At the summit the leaders pledged to further their cooperation based on the Eastern Partnership policy beyond 2020, five long-term objectives for the Eastern Partnership defined in March 2020 (European Council, 2021b). These five goals emphasise particularly recovery, resilience, and reform in the economy, rule of law, climate, and digital fields. However, the summit’s pledges and conclusions were overshadowed by Ukraine President Volodymyr Zelenskiy’s request to EU leaders to impose pre-emptive sanctions on Russia to deter any potential full-scale invasion of Eastern Ukraine, instead of waiting to hit Moscow until after a military escalation.

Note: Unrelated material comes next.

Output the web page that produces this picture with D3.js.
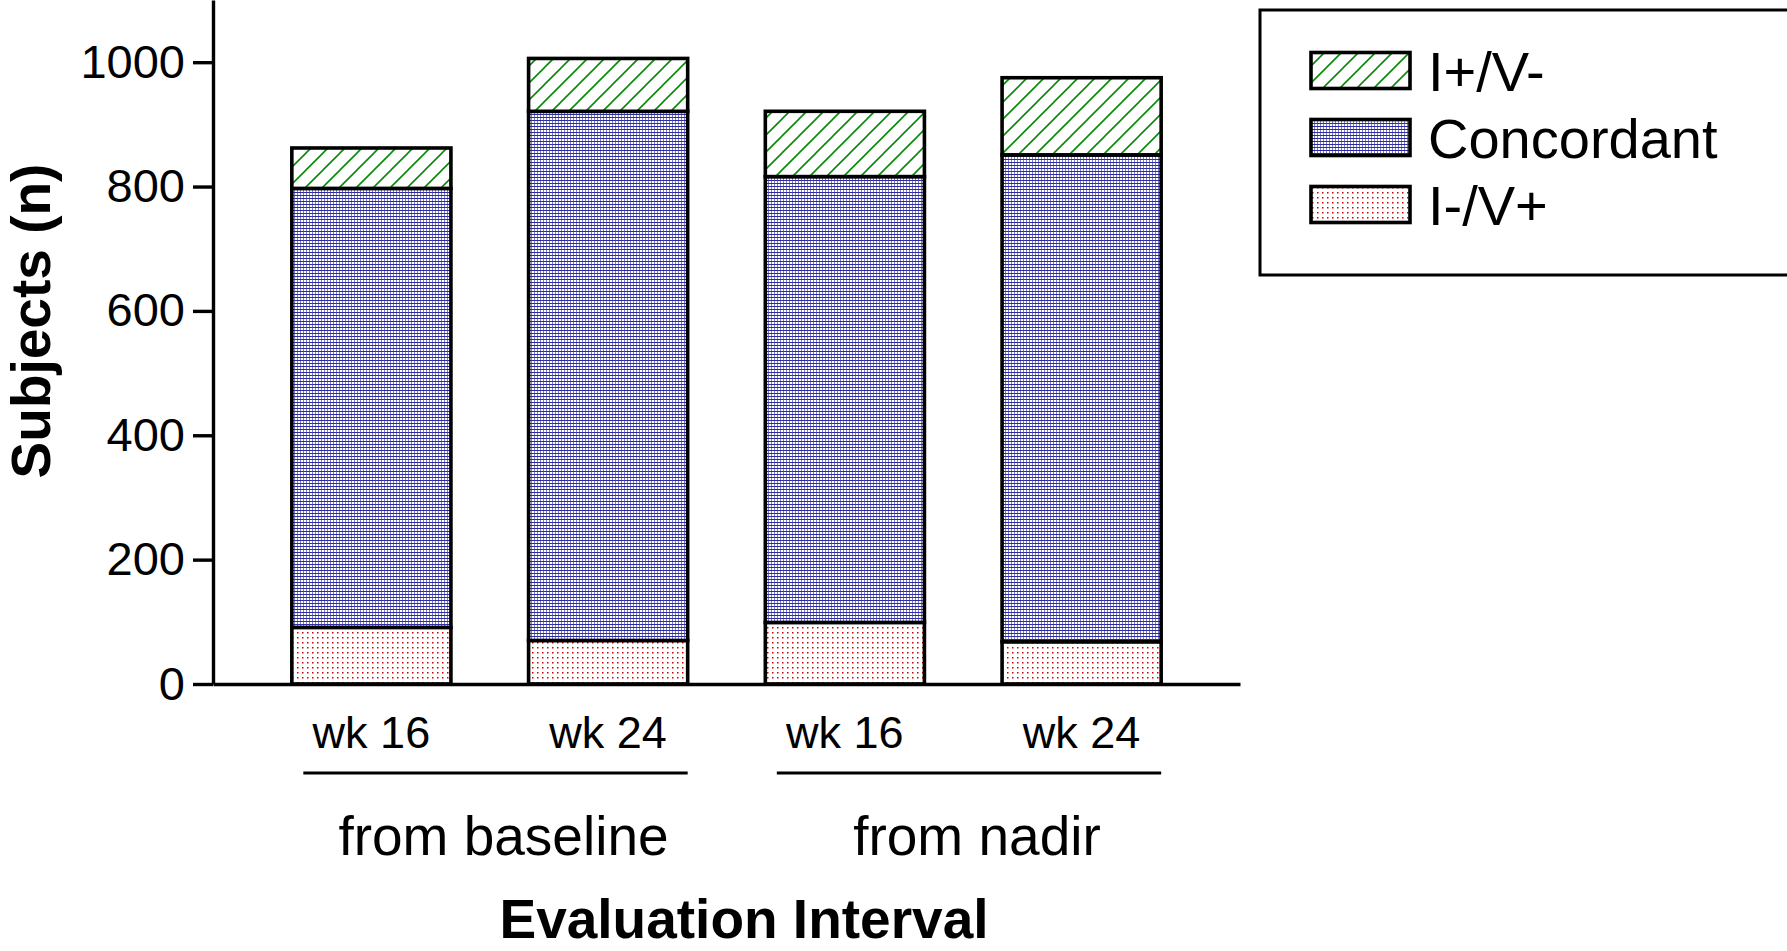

Yet, it is highly unlikely that the EU could accept Zelenskiy’s demand, due to the need that sanctions must be imposed upon specific individuals and/or entities in response to specific events, otherwise they risk being overturned in a court. On a more positive note, though, the leaders of Armenia and Azerbaijan met with Charles Michel, the European Council President, to discuss efforts to ensure lasting peace between their two countries, who last year fought a six weeks-long war over the disputed territory of Nagorno-Karabakh (Barigazzi & Herszenhorn, 2021). The positive atmosphere led Azerbaijan to release 10 prisoners of war to Armenia a few days later thanks to the mediation of the EU (Cater, 2021).

Nevertheless, despite this positive improvement a lasting solution to the conflict and the status of the Nagorno-Karabakh region is still to be found, as shown by the recent flare-up between the two countries in November 2021. The situation looks thorny also for the other Eastern Partnership members. Indeed, Ukraine, as Zelenskiy’s plea made clear, is desperate to avoid a repetition of 2014, when Russia invaded and annexed Crimea, and stirred up a separatist insurrection in its eastern regions of Luhansk and Donetsk. Due to the large military build up of Russian forces along the Ukrainian border, about 90,000 troops as claimed by Ukrainian officials (Kirby, 2021), an escalation cannot be excluded, at least according to western intelligence reports (Toosi & Mcleary, 2021). Moreover, Ukraine’s domestic situation is confused too, after in late November Zelenskiy said, without providing evidence, that the intelligence services detected a plot involving both Russian and Ukrainians to overthrow its government in early December (Stern, 2021).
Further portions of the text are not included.